Problem
Return the listing below exactly, with the pictures dropped.

Data excerpt

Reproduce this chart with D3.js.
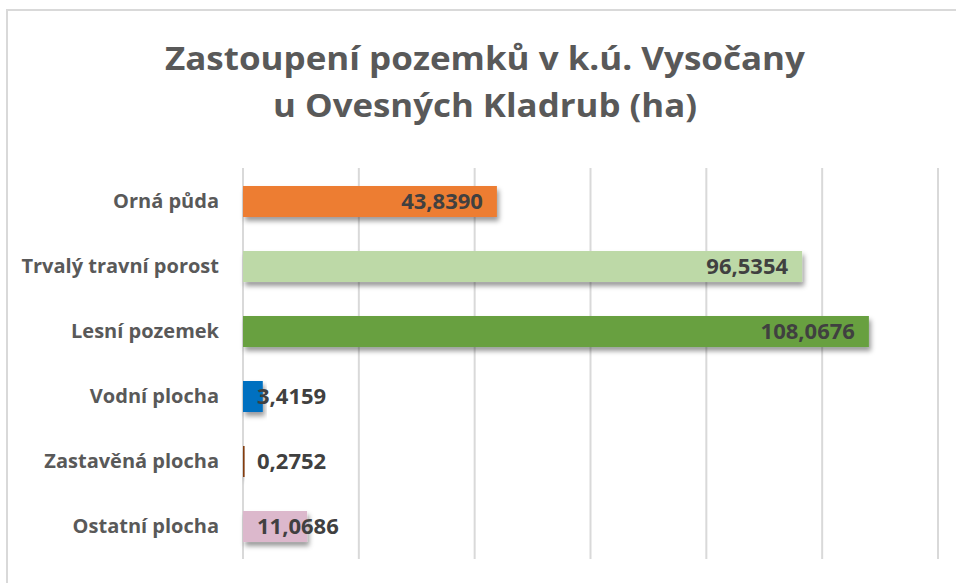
<!DOCTYPE html>
<meta charset="UTF-8">
<script src="https://cdn.jsdelivr.net/npm/d3@7"></script>
<style>
  body { margin: 0; background: #fff; }
  text { font-family: "Open Sans", sans-serif; font-weight: bold; }
</style>
<body>
<div id="chart"></div>
<script>

// data
var categories = ["Orná půda", "Trvalý travní porost", "Lesní pozemek", "Vodní plocha", "Zastavěná plocha", "Ostatní plocha"];
var values = [43.8390, 96.5354, 108.0676, 3.4159, 0.2752, 11.0686];
var tickValues = [0, 20, 40, 60, 80, 100, 120];
var titleLines = ["Zastoupení pozemků v k.ú. Vysočany", "u Ovesných Kladrub (ha)"];

var palette = ["#ED7D31", "#BDD9A7", "#67A040", "#0070C0", "#843C0C", "#DCB8CC"];

var width = 956, height = 583;

var svg = d3.select("#chart")
  .append("svg")
    .attr("width", width)
    .attr("height", height);

var defs = svg.append("defs");
defs.append("filter")
    .attr("id", "shadow")
    .attr("x", "-10%").attr("y", "-30%")
    .attr("width", "130%").attr("height", "180%")
  .append("feDropShadow")
    .attr("dx", 2).attr("dy", 4)
    .attr("stdDeviation", 2.5)
    .attr("flood-color", "#000")
    .attr("flood-opacity", 0.4);

// chart frame
svg.append("rect")
  .attr("x", 7).attr("y", 10)
  .attr("width", 960).attr("height", 600)
  .attr("fill", "none")
  .attr("stroke", "#d9d9d9")
  .attr("stroke-width", 2);

// title, stretched a little to the width of the original (narrower, taller font there)
var titleWidths = [640, 424];
svg.append("g").selectAll("text")
  .data(titleLines)
  .enter()
  .append("text")
    .attr("x", 485)
    .attr("y", function (d, i) { return 70 + i * 47; })
    .attr("text-anchor", "middle")
    .attr("font-size", 33)
    .attr("fill", "#595959")
    .attr("textLength", function (d, i) { return titleWidths[i]; })
    .attr("lengthAdjust", "spacingAndGlyphs")
    .text(function (d) { return d; });

var x = d3.scaleLinear()
  .domain([0, 120])
  .range([243, 938]);

var y = d3.scaleBand()
  .domain(categories)
  .range([169, 559])
  .paddingInner(0.523)
  .paddingOuter(0.2615);

// vertical gridlines
svg.append("g")
  .selectAll("line")
  .data(tickValues)
  .enter()
  .append("line")
    .attr("x1", function (d) { return x(d); })
    .attr("x2", function (d) { return x(d); })
    .attr("y1", 168)
    .attr("y2", 559)
    .attr("stroke", "#d9d9d9")
    .attr("stroke-width", 2);

// category axis, no line or ticks
var yAxis = svg.append("g")
  .attr("transform", "translate(219,0)")
  .call(d3.axisLeft(y).tickSize(0).tickPadding(0));
yAxis.select(".domain").remove();
yAxis.selectAll("text")
  .attr("font-size", 20)
  .attr("font-family", "Open Sans, sans-serif")
  .attr("font-weight", "bold")
  .attr("fill", "#595959");

var rows = categories.map(function (c, i) { return { cat: c, val: values[i], col: palette[i] }; });

svg.append("g")
  .selectAll("rect")
  .data(rows)
  .enter()
  .append("rect")
    .attr("x", x(0))
    .attr("y", function (d) { return y(d.cat); })
    .attr("width", function (d) { return x(d.val) - x(0); })
    .attr("height", y.bandwidth())
    .attr("fill", function (d) { return d.col; })
    .attr("filter", "url(#shadow)");

var cz = d3.formatLocale({ decimal: ",", thousands: " ", grouping: [3], currency: ["", " Kč"] });
var fmt = cz.format(".4f");

var labels = svg.append("g")
  .selectAll("text")
  .data(rows)
  .enter()
  .append("text")
    .attr("y", function (d) { return y(d.cat) + y.bandwidth() / 2; })
    .attr("dy", "0.35em")
    .attr("font-size", 22)
    .attr("fill", "#404040")
    .text(function (d) { return fmt(d.val); });

// inside end if it fits, otherwise from the bar base
labels.each(function (d) {
  var t = d3.select(this);
  var w = this.getComputedTextLength();
  var barW = x(d.val) - x(0);
  if (w + 28 <= barW) {
    t.attr("x", x(d.val) - 14).attr("text-anchor", "end");
  } else {
    t.attr("x", x(0) + 14).attr("text-anchor", "start");
  }
});

</script>
</body>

Response to this task
Reproduce this chart with D3.js.
<!DOCTYPE html>
<meta charset="UTF-8">
<script src="https://cdn.jsdelivr.net/npm/d3@7"></script>
<style>
  body { margin: 0; background: #fff; }
  text { font-family: "Open Sans", sans-serif; font-weight: bold; }
</style>
<body>
<div id="chart"></div>
<script>

// data
var categories = ["Orná půda", "Trvalý travní porost", "Lesní pozemek", "Vodní plocha", "Zastavěná plocha", "Ostatní plocha"];
var values = [43.8390, 96.5354, 108.0676, 3.4159, 0.2752, 11.0686];
var tickValues = [0, 20, 40, 60, 80, 100, 120];
var titleLines = ["Zastoupení pozemků v k.ú. Vysočany", "u Ovesných Kladrub (ha)"];

var palette = ["#ED7D31", "#BDD9A7", "#67A040", "#0070C0", "#843C0C", "#DCB8CC"];

var width = 956, height = 583;

var svg = d3.select("#chart")
  .append("svg")
    .attr("width", width)
    .attr("height", height);

var defs = svg.append("defs");
defs.append("filter")
    .attr("id", "shadow")
    .attr("x", "-10%").attr("y", "-30%")
    .attr("width", "130%").attr("height", "180%")
  .append("feDropShadow")
    .attr("dx", 2).attr("dy", 4)
    .attr("stdDeviation", 2.5)
    .attr("flood-color", "#000")
    .attr("flood-opacity", 0.4);

// chart frame
svg.append("rect")
  .attr("x", 7).attr("y", 10)
  .attr("width", 960).attr("height", 600)
  .attr("fill", "none")
  .attr("stroke", "#d9d9d9")
  .attr("stroke-width", 2);

// title, stretched a little to the width of the original (narrower, taller font there)
var titleWidths = [640, 424];
svg.append("g").selectAll("text")
  .data(titleLines)
  .enter()
  .append("text")
    .attr("x", 485)
    .attr("y", function (d, i) { return 70 + i * 47; })
    .attr("text-anchor", "middle")
    .attr("font-size", 33)
    .attr("fill", "#595959")
    .attr("textLength", function (d, i) { return titleWidths[i]; })
    .attr("lengthAdjust", "spacingAndGlyphs")
    .text(function (d) { return d; });

var x = d3.scaleLinear()
  .domain([0, 120])
  .range([243, 938]);

var y = d3.scaleBand()
  .domain(categories)
  .range([169, 559])
  .paddingInner(0.523)
  .paddingOuter(0.2615);

// vertical gridlines
svg.append("g")
  .selectAll("line")
  .data(tickValues)
  .enter()
  .append("line")
    .attr("x1", function (d) { return x(d); })
    .attr("x2", function (d) { return x(d); })
    .attr("y1", 168)
    .attr("y2", 559)
    .attr("stroke", "#d9d9d9")
    .attr("stroke-width", 2);

// category axis, no line or ticks
var yAxis = svg.append("g")
  .attr("transform", "translate(219,0)")
  .call(d3.axisLeft(y).tickSize(0).tickPadding(0));
yAxis.select(".domain").remove();
yAxis.selectAll("text")
  .attr("font-size", 20)
  .attr("font-family", "Open Sans, sans-serif")
  .attr("font-weight", "bold")
  .attr("fill", "#595959");

var rows = categories.map(function (c, i) { return { cat: c, val: values[i], col: palette[i] }; });

svg.append("g")
  .selectAll("rect")
  .data(rows)
  .enter()
  .append("rect")
    .attr("x", x(0))
    .attr("y", function (d) { return y(d.cat); })
    .attr("width", function (d) { return x(d.val) - x(0); })
    .attr("height", y.bandwidth())
    .attr("fill", function (d) { return d.col; })
    .attr("filter", "url(#shadow)");

var cz = d3.formatLocale({ decimal: ",", thousands: " ", grouping: [3], currency: ["", " Kč"] });
var fmt = cz.format(".4f");

var labels = svg.append("g")
  .selectAll("text")
  .data(rows)
  .enter()
  .append("text")
    .attr("y", function (d) { return y(d.cat) + y.bandwidth() / 2; })
    .attr("dy", "0.35em")
    .attr("font-size", 22)
    .attr("fill", "#404040")
    .text(function (d) { return fmt(d.val); });

// inside end if it fits, otherwise from the bar base
labels.each(function (d) {
  var t = d3.select(this);
  var w = this.getComputedTextLength();
  var barW = x(d.val) - x(0);
  if (w + 28 <= barW) {
    t.attr("x", x(d.val) - 14).attr("text-anchor", "end");
  } else {
    t.attr("x", x(0) + 14).attr("text-anchor", "start");
  }
});

</script>
</body>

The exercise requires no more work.